Moreover, although SDD is drawing to a close, the airplane “is still modernizing,” Bogdan said. After operational test and evaluation, “we will have some things we find and want to fix.”
Finally, a big, unplanned uptick in production could harm the supply system. More foreign military sales customers are likely to join the program, though, and that should drive costs down even further, though perhaps straining the ramp rate.
Volume has a lot to do with unit costs, the real savings will come in knocking down sustainment costs, Bogdan said, and while they’re “trending in the right direction,” they are “clearly not going down as fast as we want.”
The goal, by the mid-2020s, is to have a sustainment cost about par with that of fourth gen fighters, he said. As more aircraft come to a standard configuration, parts supplies will improve, and the program is leaning hard on getting parts to stay on wing longer. The quality issues are largely “out of the picture,” he said, but the program is still learning about the servicing rate for some parts, and a “robust repair” capability wasn’t built for them. “So we missed the boat a little bit on which ones.”
Bogdan said the F-35 can look forward to a healthy upgrade program, as engineers seek to improve its stealth, reliability, and electronic warfare capabilities and add new weapons. He said it’s virtually a “guarantee” that the Air Force’s new engine technology initiative will yield either components, engine sections, or all-new engines that will improve the F-35’s “efficiency, thrust, range, and reliability.”
The price of the baseline F-35 will “absolutely” dip below $79 million in 2020—and “in 2020 dollars,” including the engine, Bogdan said.

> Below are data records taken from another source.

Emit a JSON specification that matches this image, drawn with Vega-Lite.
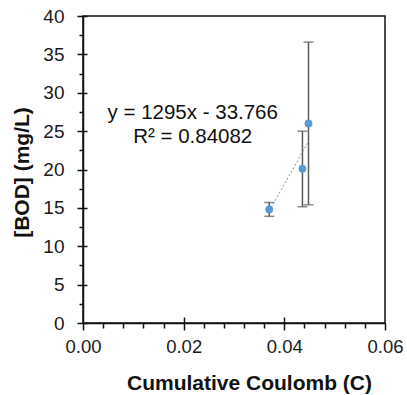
{
  "$schema": "https://vega.github.io/schema/vega-lite/v6.json",
  "autosize": "none",
  "width": 302,
  "height": 307,
  "padding": {"left": 83, "top": 16, "right": 22, "bottom": 72},
  "background": "white",
  "config": {
    "font": "Liberation Sans",
    "view": {"stroke": "#111111", "strokeWidth": 1.5},
    "axis": {"grid": false, "domainColor": "#111111", "tickColor": "#111111", "labelColor": "#1a1a1a", "titleColor": "#111111", "domainWidth": 1.5, "tickWidth": 1.5}
  },
  "datasets": {
    "pts": [
      {"coulomb": 0.0370, "bod": 14.8, "lo": 13.9, "hi": 15.7},
      {"coulomb": 0.0436, "bod": 20.1, "lo": 15.15, "hi": 25.0},
      {"coulomb": 0.0448, "bod": 26.0, "lo": 15.4, "hi": 36.6}
    ],
    "trend": [
      {"coulomb": 0.0370, "bod": 14.6},
      {"coulomb": 0.04475, "bod": 23.6}
    ],
    "eq": [
      {"coulomb": 0.0218, "bod": 27.4, "t": "y = 1295x - 33.766"},
      {"coulomb": 0.0218, "bod": 24.2, "t": "R² = 0.84082"}
    ]
  },
  "resolve": {"axis": {"x": "independent", "y": "independent"}},
  "layer": [
    {
      "data": {"name": "pts"},
      "mark": {"type": "rule", "color": "#5a5a5a", "strokeWidth": 1.5},
      "encoding": {
        "x": {"field": "coulomb", "type": "quantitative", "scale": {"domain": [0, 0.06], "nice": false, "zero": false},
          "axis": {"orient": "bottom", "values": [0, 0.02, 0.04, 0.06], "format": ".2f", "tickSize": 7, "labelFontSize": 18.5, "labelPadding": 7, "title": "Cumulative Coulomb (C)", "titleFontSize": 21, "titleFontWeight": "bold", "titleX": 166, "titleY": 66, "titleBaseline": "alphabetic", "titleAnchor": null, "titleAlign": "center", "labelFlush": false}},
        "y": {"field": "lo", "type": "quantitative", "scale": {"domain": [0, 40], "nice": false, "zero": false},
          "axis": {"orient": "left", "values": [0, 5, 10, 15, 20, 25, 30, 35, 40], "tickSize": 6, "labelFontSize": 19, "labelPadding": 13, "title": "[BOD] (mg/L)", "titleFontSize": 21, "titleFontWeight": "bold", "titleX": -61, "titleY": 156, "titleAngle": -90, "titleAlign": "center", "titleBaseline": "middle", "labelFlush": false}},
        "y2": {"field": "hi"}
      }
    },
    {
      "data": {"name": "pts"},
      "mark": {"type": "tick", "orient": "horizontal", "color": "#5a5a5a", "size": 10, "thickness": 1.5},
      "encoding": {
        "x": {"field": "coulomb", "type": "quantitative",
          "axis": {"orient": "bottom", "values": [0.004, 0.008, 0.012, 0.016, 0.024, 0.028, 0.032, 0.036, 0.044, 0.048, 0.052, 0.056], "tickSize": 5, "labels": false, "domain": false, "title": null}},
        "y": {"field": "lo", "type": "quantitative",
          "axis": {"orient": "left", "values": [2.5, 7.5, 12.5, 17.5, 22.5, 27.5, 32.5, 37.5], "tickSize": 4, "labels": false, "domain": false, "title": null}}
      }
    },
    {
      "data": {"name": "pts"},
      "mark": {"type": "tick", "orient": "horizontal", "color": "#5a5a5a", "size": 10, "thickness": 1.5},
      "encoding": {
        "x": {"field": "coulomb", "type": "quantitative",
          "axis": {"orient": "bottom", "values": [0.02, 0.04], "tickSize": -6, "labels": false, "domain": false, "title": null}},
        "y": {"field": "hi", "type": "quantitative",
          "axis": {"orient": "left", "values": [0, 5, 10, 15, 20, 25, 30, 35, 40], "tickSize": -4, "labels": false, "domain": false, "title": null}}
      }
    },
    {
      "data": {"name": "trend"},
      "mark": {"type": "line", "color": "#5b9bd5", "strokeWidth": 1, "strokeDash": [2, 2]},
      "encoding": {
        "x": {"field": "coulomb", "type": "quantitative", "axis": null},
        "y": {"field": "bod", "type": "quantitative", "axis": null}
      }
    },
    {
      "data": {"name": "pts"},
      "mark": {"type": "point", "shape": "circle", "filled": true, "size": 60, "color": "#5b9bd5", "opacity": 1},
      "encoding": {
        "x": {"field": "coulomb", "type": "quantitative", "axis": null},
        "y": {"field": "bod", "type": "quantitative", "axis": null}
      }
    },
    {
      "data": {"name": "eq"},
      "mark": {"type": "text", "fontSize": 20.5, "align": "center", "baseline": "middle", "color": "#111111"},
      "encoding": {
        "x": {"field": "coulomb", "type": "quantitative", "axis": null},
        "y": {"field": "bod", "type": "quantitative", "axis": null},
        "text": {"field": "t"}
      }
    }
  ]
}
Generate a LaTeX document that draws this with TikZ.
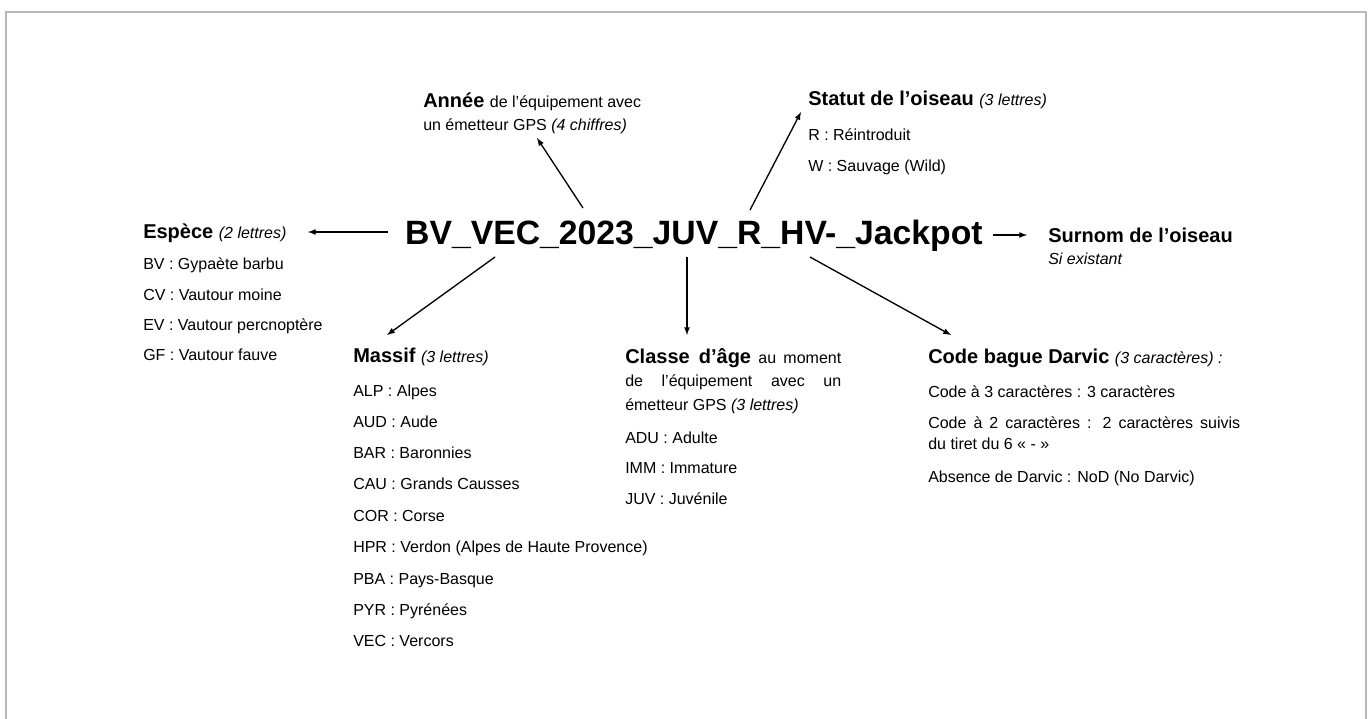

Improvements will come in the 2022-28 time frame, and collectively, they’re “going to cause the airplane to cost more in the future.” The upgraded F-35 will be more adaptive to the environment that it fights in, Bogdan said, and new weapons will have to be developed for it because “what we’ve found out is, this airplane has such tremendous sensor capability, that we now have to make sure the weapons that go with [it] can use it. And I’ll just leave it there.”